(Rows from a dataset)

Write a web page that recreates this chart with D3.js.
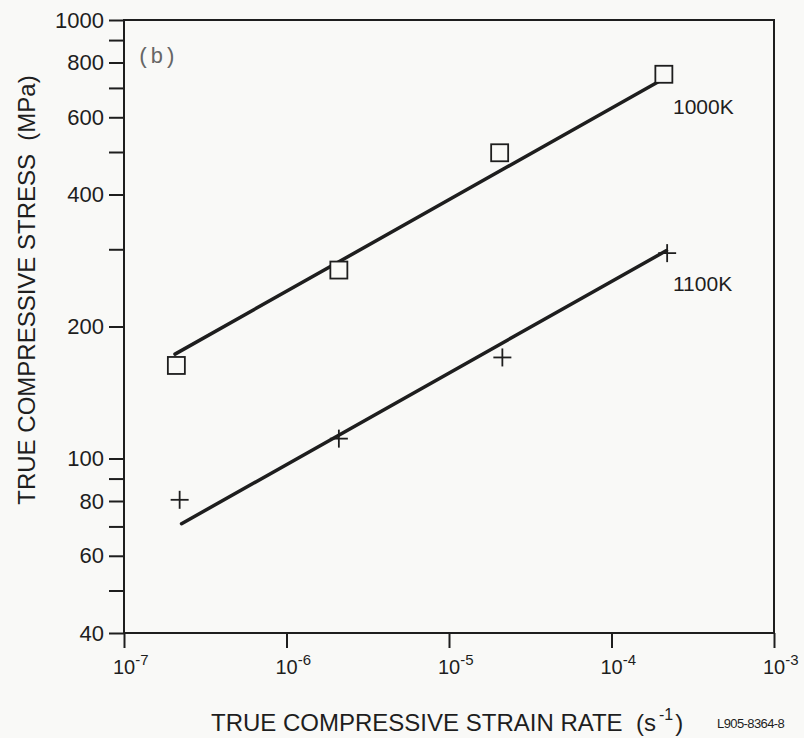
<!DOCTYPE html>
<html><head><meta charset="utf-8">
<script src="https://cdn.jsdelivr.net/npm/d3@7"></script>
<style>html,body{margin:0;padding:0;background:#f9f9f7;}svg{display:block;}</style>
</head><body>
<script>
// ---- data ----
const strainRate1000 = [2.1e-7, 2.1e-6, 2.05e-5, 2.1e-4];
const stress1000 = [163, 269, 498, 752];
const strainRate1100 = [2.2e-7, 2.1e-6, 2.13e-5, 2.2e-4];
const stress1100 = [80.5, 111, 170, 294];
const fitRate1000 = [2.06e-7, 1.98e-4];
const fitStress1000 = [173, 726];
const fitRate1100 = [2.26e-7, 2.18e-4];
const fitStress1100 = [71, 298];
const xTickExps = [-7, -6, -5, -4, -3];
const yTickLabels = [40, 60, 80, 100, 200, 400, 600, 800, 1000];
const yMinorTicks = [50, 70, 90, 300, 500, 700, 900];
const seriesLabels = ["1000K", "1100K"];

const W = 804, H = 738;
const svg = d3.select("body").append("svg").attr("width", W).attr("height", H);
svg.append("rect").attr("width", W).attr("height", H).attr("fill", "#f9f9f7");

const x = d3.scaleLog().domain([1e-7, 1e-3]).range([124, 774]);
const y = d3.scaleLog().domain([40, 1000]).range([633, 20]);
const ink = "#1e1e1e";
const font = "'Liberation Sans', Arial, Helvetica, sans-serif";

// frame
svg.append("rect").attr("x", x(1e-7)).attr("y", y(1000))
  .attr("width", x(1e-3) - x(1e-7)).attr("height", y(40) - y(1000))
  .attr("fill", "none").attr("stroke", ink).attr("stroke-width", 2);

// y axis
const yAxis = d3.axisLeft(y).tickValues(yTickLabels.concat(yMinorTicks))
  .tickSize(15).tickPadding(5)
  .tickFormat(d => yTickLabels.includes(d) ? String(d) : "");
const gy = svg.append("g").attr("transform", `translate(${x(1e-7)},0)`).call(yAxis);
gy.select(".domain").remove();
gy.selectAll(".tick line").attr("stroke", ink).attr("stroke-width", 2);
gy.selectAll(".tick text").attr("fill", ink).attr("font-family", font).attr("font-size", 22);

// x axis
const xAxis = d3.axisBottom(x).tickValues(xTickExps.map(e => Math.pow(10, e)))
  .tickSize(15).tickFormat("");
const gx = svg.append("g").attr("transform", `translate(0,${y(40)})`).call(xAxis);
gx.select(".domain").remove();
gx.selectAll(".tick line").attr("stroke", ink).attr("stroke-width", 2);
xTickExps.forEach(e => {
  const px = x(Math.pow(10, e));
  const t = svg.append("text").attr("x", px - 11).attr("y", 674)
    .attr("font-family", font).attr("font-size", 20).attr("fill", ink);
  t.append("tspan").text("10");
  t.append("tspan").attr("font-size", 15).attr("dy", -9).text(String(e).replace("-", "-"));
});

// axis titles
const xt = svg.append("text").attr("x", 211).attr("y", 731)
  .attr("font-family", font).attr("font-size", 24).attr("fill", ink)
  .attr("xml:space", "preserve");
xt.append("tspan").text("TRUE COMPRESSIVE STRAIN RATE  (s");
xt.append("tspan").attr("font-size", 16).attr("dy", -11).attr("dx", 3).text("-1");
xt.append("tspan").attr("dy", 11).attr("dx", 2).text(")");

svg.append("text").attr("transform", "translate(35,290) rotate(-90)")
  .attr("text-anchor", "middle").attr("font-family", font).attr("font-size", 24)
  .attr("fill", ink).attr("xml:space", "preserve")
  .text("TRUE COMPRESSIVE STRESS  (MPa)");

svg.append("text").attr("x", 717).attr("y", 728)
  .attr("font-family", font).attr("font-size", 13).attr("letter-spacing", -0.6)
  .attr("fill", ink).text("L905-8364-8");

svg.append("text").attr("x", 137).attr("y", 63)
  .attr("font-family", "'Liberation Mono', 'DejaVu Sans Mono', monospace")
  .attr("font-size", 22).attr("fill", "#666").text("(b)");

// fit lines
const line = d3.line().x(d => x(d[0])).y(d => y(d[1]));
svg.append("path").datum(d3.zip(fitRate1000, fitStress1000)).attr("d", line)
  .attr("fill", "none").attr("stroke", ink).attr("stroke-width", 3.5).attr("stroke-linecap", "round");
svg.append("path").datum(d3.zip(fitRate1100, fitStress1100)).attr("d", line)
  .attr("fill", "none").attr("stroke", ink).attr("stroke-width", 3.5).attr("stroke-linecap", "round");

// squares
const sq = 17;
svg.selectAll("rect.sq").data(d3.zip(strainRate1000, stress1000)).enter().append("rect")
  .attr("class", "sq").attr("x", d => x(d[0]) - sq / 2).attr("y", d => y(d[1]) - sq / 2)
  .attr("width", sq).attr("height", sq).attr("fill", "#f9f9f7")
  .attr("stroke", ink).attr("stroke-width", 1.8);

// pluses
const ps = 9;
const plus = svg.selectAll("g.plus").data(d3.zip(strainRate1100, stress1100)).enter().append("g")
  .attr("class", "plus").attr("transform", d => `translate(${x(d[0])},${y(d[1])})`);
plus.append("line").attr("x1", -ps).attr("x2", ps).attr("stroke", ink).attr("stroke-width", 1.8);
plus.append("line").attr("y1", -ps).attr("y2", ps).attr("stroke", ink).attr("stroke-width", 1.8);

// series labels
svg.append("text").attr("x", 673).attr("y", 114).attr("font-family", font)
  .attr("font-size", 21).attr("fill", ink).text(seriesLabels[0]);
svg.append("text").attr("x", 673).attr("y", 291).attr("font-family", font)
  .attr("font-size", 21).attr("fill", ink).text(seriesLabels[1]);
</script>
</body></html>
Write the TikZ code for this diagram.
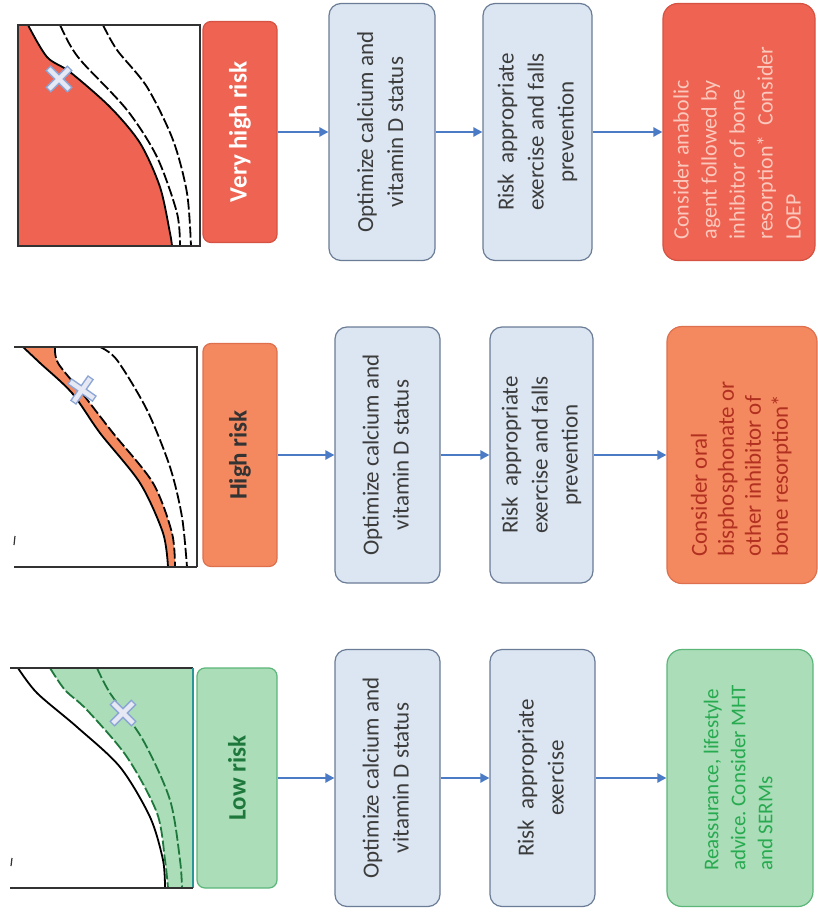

TASK REQUIREMENTS: Quote the full listing above word for word; exclude every picture from the copy.

WORKED ANSWER:
Write a web page that recreates this chart with D3.js.
<!DOCTYPE html>
<html><head><meta charset="utf-8">
<script src="https://cdn.jsdelivr.net/npm/d3@7"></script>
<style>html,body{margin:0;padding:0;background:#f9f9f7;}svg{display:block;}</style>
</head><body>
<script>
// ---- data ----
const strainRate1000 = [2.1e-7, 2.1e-6, 2.05e-5, 2.1e-4];
const stress1000 = [163, 269, 498, 752];
const strainRate1100 = [2.2e-7, 2.1e-6, 2.13e-5, 2.2e-4];
const stress1100 = [80.5, 111, 170, 294];
const fitRate1000 = [2.06e-7, 1.98e-4];
const fitStress1000 = [173, 726];
const fitRate1100 = [2.26e-7, 2.18e-4];
const fitStress1100 = [71, 298];
const xTickExps = [-7, -6, -5, -4, -3];
const yTickLabels = [40, 60, 80, 100, 200, 400, 600, 800, 1000];
const yMinorTicks = [50, 70, 90, 300, 500, 700, 900];
const seriesLabels = ["1000K", "1100K"];

const W = 804, H = 738;
const svg = d3.select("body").append("svg").attr("width", W).attr("height", H);
svg.append("rect").attr("width", W).attr("height", H).attr("fill", "#f9f9f7");

const x = d3.scaleLog().domain([1e-7, 1e-3]).range([124, 774]);
const y = d3.scaleLog().domain([40, 1000]).range([633, 20]);
const ink = "#1e1e1e";
const font = "'Liberation Sans', Arial, Helvetica, sans-serif";

// frame
svg.append("rect").attr("x", x(1e-7)).attr("y", y(1000))
  .attr("width", x(1e-3) - x(1e-7)).attr("height", y(40) - y(1000))
  .attr("fill", "none").attr("stroke", ink).attr("stroke-width", 2);

// y axis
const yAxis = d3.axisLeft(y).tickValues(yTickLabels.concat(yMinorTicks))
  .tickSize(15).tickPadding(5)
  .tickFormat(d => yTickLabels.includes(d) ? String(d) : "");
const gy = svg.append("g").attr("transform", `translate(${x(1e-7)},0)`).call(yAxis);
gy.select(".domain").remove();
gy.selectAll(".tick line").attr("stroke", ink).attr("stroke-width", 2);
gy.selectAll(".tick text").attr("fill", ink).attr("font-family", font).attr("font-size", 22);

// x axis
const xAxis = d3.axisBottom(x).tickValues(xTickExps.map(e => Math.pow(10, e)))
  .tickSize(15).tickFormat("");
const gx = svg.append("g").attr("transform", `translate(0,${y(40)})`).call(xAxis);
gx.select(".domain").remove();
gx.selectAll(".tick line").attr("stroke", ink).attr("stroke-width", 2);
xTickExps.forEach(e => {
  const px = x(Math.pow(10, e));
  const t = svg.append("text").attr("x", px - 11).attr("y", 674)
    .attr("font-family", font).attr("font-size", 20).attr("fill", ink);
  t.append("tspan").text("10");
  t.append("tspan").attr("font-size", 15).attr("dy", -9).text(String(e).replace("-", "-"));
});

// axis titles
const xt = svg.append("text").attr("x", 211).attr("y", 731)
  .attr("font-family", font).attr("font-size", 24).attr("fill", ink)
  .attr("xml:space", "preserve");
xt.append("tspan").text("TRUE COMPRESSIVE STRAIN RATE  (s");
xt.append("tspan").attr("font-size", 16).attr("dy", -11).attr("dx", 3).text("-1");
xt.append("tspan").attr("dy", 11).attr("dx", 2).text(")");

svg.append("text").attr("transform", "translate(35,290) rotate(-90)")
  .attr("text-anchor", "middle").attr("font-family", font).attr("font-size", 24)
  .attr("fill", ink).attr("xml:space", "preserve")
  .text("TRUE COMPRESSIVE STRESS  (MPa)");

svg.append("text").attr("x", 717).attr("y", 728)
  .attr("font-family", font).attr("font-size", 13).attr("letter-spacing", -0.6)
  .attr("fill", ink).text("L905-8364-8");

svg.append("text").attr("x", 137).attr("y", 63)
  .attr("font-family", "'Liberation Mono', 'DejaVu Sans Mono', monospace")
  .attr("font-size", 22).attr("fill", "#666").text("(b)");

// fit lines
const line = d3.line().x(d => x(d[0])).y(d => y(d[1]));
svg.append("path").datum(d3.zip(fitRate1000, fitStress1000)).attr("d", line)
  .attr("fill", "none").attr("stroke", ink).attr("stroke-width", 3.5).attr("stroke-linecap", "round");
svg.append("path").datum(d3.zip(fitRate1100, fitStress1100)).attr("d", line)
  .attr("fill", "none").attr("stroke", ink).attr("stroke-width", 3.5).attr("stroke-linecap", "round");

// squares
const sq = 17;
svg.selectAll("rect.sq").data(d3.zip(strainRate1000, stress1000)).enter().append("rect")
  .attr("class", "sq").attr("x", d => x(d[0]) - sq / 2).attr("y", d => y(d[1]) - sq / 2)
  .attr("width", sq).attr("height", sq).attr("fill", "#f9f9f7")
  .attr("stroke", ink).attr("stroke-width", 1.8);

// pluses
const ps = 9;
const plus = svg.selectAll("g.plus").data(d3.zip(strainRate1100, stress1100)).enter().append("g")
  .attr("class", "plus").attr("transform", d => `translate(${x(d[0])},${y(d[1])})`);
plus.append("line").attr("x1", -ps).attr("x2", ps).attr("stroke", ink).attr("stroke-width", 1.8);
plus.append("line").attr("y1", -ps).attr("y2", ps).attr("stroke", ink).attr("stroke-width", 1.8);

// series labels
svg.append("text").attr("x", 673).attr("y", 114).attr("font-family", font)
  .attr("font-size", 21).attr("fill", ink).text(seriesLabels[0]);
svg.append("text").attr("x", 673).attr("y", 291).attr("font-family", font)
  .attr("font-size", 21).attr("fill", ink).text(seriesLabels[1]);
</script>
</body></html>
Write the TikZ code for this diagram.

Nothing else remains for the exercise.